I wrote a paper with my friend Sultana about critical thinking in prison called “Critical Thinking with Nowhere to Go.” She teaches in a women’s prison and I was struck by the fact that, while Sultana was teaching social theory to her students, they faced penalties for praxis, putting their new knowledge into practice. The students can think as critically as they want, but if they, for example, take part in a nationwide prison labor strike, they get stripped of their privileges and thrown in solitary.
In the paper we draw comparisons from the convicts (the label they choose) to the existentialists in Nazi-occupied France, and then cautiously argue that we all face some barriers that keep us from acting on our critical thinking. I say cautiously because I am not imprisoned and I’ll bet you aren’t either.
I recently revisited some of the readings that inspired the paper.
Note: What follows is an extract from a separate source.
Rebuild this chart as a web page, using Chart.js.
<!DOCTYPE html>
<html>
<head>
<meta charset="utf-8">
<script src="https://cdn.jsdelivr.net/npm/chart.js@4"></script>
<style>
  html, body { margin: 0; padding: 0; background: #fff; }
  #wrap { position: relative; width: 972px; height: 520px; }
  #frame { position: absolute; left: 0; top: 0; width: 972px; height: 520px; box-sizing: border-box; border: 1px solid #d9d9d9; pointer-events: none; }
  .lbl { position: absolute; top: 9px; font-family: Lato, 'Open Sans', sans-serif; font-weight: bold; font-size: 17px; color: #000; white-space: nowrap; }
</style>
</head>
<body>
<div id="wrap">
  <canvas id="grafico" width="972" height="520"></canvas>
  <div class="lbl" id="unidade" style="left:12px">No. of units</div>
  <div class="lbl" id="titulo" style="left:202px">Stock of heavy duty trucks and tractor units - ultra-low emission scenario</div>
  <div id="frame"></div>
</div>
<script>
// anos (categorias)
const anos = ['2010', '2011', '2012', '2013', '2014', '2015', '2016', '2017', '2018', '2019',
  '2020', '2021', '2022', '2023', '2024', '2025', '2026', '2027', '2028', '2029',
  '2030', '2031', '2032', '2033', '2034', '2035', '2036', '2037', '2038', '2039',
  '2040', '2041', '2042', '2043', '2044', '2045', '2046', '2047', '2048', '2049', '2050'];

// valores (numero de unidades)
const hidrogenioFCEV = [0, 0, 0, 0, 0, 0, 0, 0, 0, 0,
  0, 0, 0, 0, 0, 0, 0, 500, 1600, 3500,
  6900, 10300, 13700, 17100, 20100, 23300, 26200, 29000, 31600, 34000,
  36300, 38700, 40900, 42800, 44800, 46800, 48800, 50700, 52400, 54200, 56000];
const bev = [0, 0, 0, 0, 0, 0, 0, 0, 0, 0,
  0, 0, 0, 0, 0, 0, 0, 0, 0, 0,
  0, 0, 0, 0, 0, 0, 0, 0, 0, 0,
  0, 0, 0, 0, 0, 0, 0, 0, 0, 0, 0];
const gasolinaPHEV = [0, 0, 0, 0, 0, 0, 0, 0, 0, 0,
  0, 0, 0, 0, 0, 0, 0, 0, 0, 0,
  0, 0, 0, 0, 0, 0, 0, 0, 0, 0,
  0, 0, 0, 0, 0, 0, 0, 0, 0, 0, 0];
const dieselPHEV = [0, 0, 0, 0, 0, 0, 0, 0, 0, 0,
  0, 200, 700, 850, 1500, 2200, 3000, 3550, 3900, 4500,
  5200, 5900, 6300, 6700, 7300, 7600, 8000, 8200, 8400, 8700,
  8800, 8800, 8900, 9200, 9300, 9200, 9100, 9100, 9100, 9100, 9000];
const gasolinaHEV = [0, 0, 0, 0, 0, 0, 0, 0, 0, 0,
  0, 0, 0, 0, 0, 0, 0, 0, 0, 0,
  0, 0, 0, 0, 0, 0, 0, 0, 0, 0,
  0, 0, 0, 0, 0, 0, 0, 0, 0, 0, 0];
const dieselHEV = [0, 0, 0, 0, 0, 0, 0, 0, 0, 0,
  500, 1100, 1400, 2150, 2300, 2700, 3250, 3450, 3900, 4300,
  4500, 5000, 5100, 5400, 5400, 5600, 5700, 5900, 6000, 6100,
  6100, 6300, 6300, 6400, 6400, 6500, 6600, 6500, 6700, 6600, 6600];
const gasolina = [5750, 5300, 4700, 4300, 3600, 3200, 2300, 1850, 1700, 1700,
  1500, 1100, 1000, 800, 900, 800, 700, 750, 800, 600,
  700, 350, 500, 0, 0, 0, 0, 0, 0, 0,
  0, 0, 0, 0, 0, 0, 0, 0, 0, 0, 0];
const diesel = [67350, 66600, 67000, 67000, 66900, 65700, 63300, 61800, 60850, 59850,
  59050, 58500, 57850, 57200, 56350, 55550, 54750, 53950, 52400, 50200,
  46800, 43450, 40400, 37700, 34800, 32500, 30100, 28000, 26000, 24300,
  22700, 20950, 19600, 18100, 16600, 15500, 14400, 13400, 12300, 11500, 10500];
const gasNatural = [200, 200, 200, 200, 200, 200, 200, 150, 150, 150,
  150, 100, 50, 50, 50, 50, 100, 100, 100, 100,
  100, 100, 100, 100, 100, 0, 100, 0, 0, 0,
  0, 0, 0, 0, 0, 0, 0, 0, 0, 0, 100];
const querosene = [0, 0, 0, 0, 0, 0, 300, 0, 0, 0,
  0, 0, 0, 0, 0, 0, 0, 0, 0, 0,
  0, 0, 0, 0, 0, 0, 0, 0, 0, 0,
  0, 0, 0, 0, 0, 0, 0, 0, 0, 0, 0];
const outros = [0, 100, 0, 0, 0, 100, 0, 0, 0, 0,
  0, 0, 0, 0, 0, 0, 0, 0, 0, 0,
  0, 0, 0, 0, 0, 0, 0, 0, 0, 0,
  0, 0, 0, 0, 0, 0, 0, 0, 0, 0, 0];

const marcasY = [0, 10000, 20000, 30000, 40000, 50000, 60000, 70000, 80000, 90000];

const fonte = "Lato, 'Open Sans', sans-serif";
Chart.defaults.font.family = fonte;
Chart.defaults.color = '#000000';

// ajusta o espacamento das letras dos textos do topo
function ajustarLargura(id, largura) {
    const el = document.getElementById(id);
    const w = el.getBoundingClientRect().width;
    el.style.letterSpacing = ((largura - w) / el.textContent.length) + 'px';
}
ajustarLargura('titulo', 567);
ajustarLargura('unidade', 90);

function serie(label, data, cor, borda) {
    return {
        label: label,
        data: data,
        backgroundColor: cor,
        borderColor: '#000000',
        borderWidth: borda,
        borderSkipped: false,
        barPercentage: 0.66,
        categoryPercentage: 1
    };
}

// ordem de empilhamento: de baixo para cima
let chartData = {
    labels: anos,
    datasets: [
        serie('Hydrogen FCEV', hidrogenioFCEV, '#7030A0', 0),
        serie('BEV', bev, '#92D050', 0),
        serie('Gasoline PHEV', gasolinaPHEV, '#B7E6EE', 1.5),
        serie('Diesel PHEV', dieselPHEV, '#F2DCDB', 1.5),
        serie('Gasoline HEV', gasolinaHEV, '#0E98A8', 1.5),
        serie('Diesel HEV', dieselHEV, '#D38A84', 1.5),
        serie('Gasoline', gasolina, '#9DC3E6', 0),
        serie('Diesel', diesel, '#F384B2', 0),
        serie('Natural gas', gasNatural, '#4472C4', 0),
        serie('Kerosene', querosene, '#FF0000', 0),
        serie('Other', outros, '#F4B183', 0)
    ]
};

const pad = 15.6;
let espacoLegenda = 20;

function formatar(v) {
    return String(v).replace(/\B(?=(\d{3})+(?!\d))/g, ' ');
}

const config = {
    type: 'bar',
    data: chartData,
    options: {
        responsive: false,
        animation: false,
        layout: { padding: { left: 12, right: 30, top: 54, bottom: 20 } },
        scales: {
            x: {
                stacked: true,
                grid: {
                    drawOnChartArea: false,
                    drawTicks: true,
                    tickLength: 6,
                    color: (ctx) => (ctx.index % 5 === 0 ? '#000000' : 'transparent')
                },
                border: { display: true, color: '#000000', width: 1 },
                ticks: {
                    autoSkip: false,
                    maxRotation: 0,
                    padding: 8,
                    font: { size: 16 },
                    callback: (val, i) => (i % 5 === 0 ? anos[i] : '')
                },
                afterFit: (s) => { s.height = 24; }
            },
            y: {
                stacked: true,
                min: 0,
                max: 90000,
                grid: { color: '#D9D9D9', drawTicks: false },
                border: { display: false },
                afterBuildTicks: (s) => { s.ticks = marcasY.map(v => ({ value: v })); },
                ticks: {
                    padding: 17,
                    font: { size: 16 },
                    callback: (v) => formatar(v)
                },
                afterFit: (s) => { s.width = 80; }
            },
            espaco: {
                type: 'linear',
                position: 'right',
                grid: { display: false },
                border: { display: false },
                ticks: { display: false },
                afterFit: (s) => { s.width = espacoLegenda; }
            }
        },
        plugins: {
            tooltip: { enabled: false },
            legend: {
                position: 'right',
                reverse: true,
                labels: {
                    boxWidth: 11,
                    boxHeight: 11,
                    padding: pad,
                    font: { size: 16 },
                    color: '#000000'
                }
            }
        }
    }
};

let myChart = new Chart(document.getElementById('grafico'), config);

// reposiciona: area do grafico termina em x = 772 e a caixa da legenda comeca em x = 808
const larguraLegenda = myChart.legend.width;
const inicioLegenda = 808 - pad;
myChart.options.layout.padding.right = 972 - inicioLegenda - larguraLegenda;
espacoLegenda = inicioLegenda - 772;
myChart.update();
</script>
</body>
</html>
In At the Existentialist Cafe, the author, Sarah Bakewell, presents the essence (haha) of existentialism as an idea of freedom within situations. You’re doomed to choose because you’re free. And Sartre had this fierce belief about choice. In one part of the book Sartre recounts a story of a difficult choice faced by a French student of his during the occupation. He could go fight the Nazis and get revenge on his collaborationist father or stay put and protect his mother. Sartre “helps” by telling the student all the things that won’t help: parental authority is obviously out the window, but so are religion and self-searching. None of these will help the student know what the right thing to do is. And Sartre says that any attempt to use any of those things as a crutch or excuse for the decision is bad faith.
The story rang true to me as I wondered what on earth it means that we’re free to choose in the face of COVID 19 and climate crisis and mass extinction. Unlike Sartre, I believe in God, but I’m no less paralyzed by the infinity of choices I face than the student in his story: Should I get Chic Fil-A? Should I yell at my son for not listening (again)? Should I ask my wife about what to say in response to my boss’ request before sending my email?
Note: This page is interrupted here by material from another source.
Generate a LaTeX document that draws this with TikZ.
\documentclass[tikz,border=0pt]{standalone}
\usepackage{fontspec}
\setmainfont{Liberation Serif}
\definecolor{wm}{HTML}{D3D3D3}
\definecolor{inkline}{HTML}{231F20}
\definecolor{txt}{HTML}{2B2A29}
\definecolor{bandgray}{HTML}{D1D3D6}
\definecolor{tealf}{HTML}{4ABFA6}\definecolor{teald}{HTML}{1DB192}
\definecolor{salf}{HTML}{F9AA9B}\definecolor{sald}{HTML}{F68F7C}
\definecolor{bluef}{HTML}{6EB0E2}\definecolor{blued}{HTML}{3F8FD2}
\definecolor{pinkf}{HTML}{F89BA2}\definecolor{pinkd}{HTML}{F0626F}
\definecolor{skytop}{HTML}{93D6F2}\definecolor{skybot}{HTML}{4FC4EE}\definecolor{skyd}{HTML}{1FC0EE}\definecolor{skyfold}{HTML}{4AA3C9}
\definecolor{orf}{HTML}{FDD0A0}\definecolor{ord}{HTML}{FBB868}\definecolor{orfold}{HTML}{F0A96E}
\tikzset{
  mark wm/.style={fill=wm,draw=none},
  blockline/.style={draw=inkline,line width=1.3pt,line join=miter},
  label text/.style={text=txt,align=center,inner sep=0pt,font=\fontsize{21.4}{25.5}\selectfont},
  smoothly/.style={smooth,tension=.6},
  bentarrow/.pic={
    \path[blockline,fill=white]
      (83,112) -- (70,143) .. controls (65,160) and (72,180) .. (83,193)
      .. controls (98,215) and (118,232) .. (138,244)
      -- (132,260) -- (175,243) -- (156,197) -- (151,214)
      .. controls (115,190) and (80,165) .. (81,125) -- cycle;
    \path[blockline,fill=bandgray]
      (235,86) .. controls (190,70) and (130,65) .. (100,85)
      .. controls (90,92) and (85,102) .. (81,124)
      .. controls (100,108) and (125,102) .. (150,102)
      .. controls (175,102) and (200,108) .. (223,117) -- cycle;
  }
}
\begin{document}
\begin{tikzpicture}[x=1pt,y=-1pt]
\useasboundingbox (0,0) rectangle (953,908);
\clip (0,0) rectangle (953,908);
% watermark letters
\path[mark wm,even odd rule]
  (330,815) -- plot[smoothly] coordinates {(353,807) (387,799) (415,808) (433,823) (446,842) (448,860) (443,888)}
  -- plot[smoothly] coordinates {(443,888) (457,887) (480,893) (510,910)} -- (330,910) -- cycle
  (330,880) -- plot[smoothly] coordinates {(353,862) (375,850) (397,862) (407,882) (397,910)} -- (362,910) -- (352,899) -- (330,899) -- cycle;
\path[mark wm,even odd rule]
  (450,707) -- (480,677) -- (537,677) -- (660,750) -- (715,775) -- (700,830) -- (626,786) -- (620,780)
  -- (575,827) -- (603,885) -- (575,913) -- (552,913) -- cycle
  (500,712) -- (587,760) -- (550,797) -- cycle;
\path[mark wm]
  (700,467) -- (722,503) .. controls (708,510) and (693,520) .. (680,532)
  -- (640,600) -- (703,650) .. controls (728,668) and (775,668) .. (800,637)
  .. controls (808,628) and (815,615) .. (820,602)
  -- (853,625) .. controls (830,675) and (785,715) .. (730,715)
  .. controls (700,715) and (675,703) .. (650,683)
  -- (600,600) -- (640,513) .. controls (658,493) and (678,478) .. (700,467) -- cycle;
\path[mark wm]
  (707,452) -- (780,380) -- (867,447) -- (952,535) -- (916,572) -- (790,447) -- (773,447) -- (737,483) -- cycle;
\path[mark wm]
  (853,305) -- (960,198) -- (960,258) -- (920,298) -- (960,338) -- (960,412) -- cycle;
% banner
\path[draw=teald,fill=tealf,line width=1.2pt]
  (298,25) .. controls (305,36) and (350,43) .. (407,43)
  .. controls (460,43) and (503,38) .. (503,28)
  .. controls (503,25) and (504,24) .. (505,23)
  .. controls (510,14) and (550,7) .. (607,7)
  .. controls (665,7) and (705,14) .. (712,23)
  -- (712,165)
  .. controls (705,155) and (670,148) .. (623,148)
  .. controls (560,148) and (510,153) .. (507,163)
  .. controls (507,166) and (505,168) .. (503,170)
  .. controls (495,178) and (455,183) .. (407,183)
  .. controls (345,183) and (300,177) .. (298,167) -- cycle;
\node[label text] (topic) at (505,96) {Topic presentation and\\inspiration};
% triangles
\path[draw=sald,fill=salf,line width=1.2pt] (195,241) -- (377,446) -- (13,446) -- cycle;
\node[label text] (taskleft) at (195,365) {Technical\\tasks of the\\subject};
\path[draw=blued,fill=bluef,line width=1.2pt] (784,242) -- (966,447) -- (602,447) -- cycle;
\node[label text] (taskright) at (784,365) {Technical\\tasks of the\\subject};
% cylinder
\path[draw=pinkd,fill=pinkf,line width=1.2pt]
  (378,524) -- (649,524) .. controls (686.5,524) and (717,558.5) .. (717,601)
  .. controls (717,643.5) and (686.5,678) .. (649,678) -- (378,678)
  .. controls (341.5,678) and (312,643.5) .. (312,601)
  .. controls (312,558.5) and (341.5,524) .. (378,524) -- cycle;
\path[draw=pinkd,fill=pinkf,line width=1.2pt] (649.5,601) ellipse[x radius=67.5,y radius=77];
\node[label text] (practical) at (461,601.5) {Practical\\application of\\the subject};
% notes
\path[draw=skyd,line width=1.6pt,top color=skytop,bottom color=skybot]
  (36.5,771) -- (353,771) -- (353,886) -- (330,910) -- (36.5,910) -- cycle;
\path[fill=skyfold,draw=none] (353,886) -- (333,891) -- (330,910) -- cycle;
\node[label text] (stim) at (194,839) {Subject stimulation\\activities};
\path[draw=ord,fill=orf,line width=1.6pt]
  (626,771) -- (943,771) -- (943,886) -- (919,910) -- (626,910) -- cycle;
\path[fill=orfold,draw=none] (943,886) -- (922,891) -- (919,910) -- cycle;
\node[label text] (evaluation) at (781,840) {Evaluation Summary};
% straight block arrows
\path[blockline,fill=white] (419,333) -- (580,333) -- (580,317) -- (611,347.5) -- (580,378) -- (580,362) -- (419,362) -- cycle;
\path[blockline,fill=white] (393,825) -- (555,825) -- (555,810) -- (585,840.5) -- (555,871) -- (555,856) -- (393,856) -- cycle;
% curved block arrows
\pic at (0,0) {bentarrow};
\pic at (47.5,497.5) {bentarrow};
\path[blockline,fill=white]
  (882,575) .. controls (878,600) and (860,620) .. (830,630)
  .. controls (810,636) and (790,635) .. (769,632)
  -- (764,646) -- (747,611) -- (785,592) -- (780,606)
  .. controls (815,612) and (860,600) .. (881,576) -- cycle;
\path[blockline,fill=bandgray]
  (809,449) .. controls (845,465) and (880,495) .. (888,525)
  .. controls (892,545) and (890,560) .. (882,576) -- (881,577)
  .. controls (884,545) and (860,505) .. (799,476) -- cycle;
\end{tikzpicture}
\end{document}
Bakewell’s summation of Sartre’s position is that existence precedes essence. What that means is that there is no core essential identity. Identity accrues through decisions we make: it’s a sedimentation, layers of similar decisions create a narrative we tie ourselves to. We are free at any time to take all the consequences of making different choices (within our context). Context can be heavy under all the personal and social sediments, from personal identity to systemic racism.
The choices we make of what to do and not to do matter and help others matter (or not). Freedom to choose offers up the possibility of constraint as well as it offers up the possibility of action. I think of the (mostly white, male) protestors who wanted to “reopen the economy” during the shutdown. It reminds me of the “freedom of the open road” and the accompanying gasoline that increases cancer rates among poor Black people who live near oil refineries and greenhouse gas emissions that warm the planet.
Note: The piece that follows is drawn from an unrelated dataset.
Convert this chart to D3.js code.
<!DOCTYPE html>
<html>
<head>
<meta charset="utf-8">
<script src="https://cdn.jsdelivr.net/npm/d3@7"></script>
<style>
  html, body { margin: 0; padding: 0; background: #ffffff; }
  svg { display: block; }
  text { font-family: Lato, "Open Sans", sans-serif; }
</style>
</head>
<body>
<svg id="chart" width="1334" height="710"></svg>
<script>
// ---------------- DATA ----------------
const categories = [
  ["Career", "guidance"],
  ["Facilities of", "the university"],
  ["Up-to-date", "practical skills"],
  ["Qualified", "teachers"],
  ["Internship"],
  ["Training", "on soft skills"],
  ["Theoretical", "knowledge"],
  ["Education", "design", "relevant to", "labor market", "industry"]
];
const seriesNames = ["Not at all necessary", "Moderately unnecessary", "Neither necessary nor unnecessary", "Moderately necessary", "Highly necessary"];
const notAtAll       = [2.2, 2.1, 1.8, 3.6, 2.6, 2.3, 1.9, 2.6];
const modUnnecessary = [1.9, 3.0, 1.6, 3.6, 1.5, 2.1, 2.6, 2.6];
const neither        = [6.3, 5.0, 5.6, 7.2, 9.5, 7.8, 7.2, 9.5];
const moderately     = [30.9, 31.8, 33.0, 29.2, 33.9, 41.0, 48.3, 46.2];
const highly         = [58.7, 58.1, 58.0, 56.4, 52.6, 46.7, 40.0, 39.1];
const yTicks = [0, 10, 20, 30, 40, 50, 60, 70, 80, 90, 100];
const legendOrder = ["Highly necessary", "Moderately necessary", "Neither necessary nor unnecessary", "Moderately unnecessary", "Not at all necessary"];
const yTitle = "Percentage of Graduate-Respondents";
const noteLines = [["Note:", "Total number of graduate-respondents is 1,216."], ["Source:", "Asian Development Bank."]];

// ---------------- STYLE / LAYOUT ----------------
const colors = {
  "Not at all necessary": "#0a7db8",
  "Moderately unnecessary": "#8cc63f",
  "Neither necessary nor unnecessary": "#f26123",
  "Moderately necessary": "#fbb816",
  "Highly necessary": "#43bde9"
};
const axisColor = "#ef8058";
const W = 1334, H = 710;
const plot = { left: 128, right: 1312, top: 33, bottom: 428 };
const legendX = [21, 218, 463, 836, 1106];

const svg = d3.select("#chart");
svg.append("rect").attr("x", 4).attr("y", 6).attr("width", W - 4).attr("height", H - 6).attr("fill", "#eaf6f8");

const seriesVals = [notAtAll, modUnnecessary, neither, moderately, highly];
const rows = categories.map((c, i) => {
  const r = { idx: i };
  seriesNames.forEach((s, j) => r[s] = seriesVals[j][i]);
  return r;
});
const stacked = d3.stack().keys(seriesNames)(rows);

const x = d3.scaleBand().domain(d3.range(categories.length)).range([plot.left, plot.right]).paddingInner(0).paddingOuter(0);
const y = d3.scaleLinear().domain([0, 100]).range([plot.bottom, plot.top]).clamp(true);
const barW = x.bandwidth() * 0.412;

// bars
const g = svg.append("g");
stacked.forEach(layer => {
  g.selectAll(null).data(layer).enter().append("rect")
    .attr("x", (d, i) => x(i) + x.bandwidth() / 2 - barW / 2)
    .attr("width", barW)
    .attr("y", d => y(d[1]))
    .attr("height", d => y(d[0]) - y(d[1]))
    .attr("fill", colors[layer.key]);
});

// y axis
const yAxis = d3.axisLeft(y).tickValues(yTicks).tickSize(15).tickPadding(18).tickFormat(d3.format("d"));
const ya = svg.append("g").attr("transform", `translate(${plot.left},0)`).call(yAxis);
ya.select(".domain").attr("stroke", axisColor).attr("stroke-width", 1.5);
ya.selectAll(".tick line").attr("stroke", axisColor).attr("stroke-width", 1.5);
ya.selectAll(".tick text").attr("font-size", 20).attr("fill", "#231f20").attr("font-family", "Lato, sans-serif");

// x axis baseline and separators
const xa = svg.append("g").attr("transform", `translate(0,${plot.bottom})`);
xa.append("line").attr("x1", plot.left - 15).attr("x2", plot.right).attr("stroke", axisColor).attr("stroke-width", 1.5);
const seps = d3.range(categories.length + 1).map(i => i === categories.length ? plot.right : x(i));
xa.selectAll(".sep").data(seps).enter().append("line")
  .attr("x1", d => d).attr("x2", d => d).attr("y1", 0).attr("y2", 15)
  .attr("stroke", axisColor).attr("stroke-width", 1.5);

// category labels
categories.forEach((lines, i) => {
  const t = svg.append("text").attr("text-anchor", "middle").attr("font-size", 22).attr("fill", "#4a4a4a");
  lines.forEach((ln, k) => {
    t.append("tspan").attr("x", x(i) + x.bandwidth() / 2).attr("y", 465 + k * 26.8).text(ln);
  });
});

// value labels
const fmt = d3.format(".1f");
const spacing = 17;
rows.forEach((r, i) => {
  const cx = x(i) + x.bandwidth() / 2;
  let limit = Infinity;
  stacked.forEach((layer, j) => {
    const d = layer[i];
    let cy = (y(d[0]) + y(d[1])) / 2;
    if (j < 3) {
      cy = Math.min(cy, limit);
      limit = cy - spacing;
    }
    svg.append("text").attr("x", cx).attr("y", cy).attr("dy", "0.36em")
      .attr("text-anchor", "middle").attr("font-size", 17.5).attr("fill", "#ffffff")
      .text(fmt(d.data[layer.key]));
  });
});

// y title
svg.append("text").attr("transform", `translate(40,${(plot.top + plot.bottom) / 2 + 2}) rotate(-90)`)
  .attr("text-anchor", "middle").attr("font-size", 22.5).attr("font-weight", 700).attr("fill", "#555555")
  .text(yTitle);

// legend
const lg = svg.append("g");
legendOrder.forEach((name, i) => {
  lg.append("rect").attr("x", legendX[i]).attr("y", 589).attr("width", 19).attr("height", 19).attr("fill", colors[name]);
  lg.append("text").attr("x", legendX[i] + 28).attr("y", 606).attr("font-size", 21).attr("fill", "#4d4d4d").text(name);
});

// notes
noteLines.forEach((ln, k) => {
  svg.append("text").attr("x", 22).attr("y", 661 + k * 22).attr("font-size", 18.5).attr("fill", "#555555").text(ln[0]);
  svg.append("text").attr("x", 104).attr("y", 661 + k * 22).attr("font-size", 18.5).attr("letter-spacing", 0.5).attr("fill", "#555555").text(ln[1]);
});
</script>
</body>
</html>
As humans with bodies, cultures, histories, and tendencies, we face constraints. My privileged body is not confined in a prison. I tell myself that even on a warming planet, we have always faced death. Life is resilient, I say. So to quit choosing, to engage in bad faith, is a mistake whether in the midst of mass extinction or in a fantasy world of endless resources. So Midnight Oil was wrong. How can we dance when the earth is turning? How could we not dance? Are we going to stop dancing? It is the kind of creativity forced on us by constraints that creates cracks and fissures that can be exploited for change.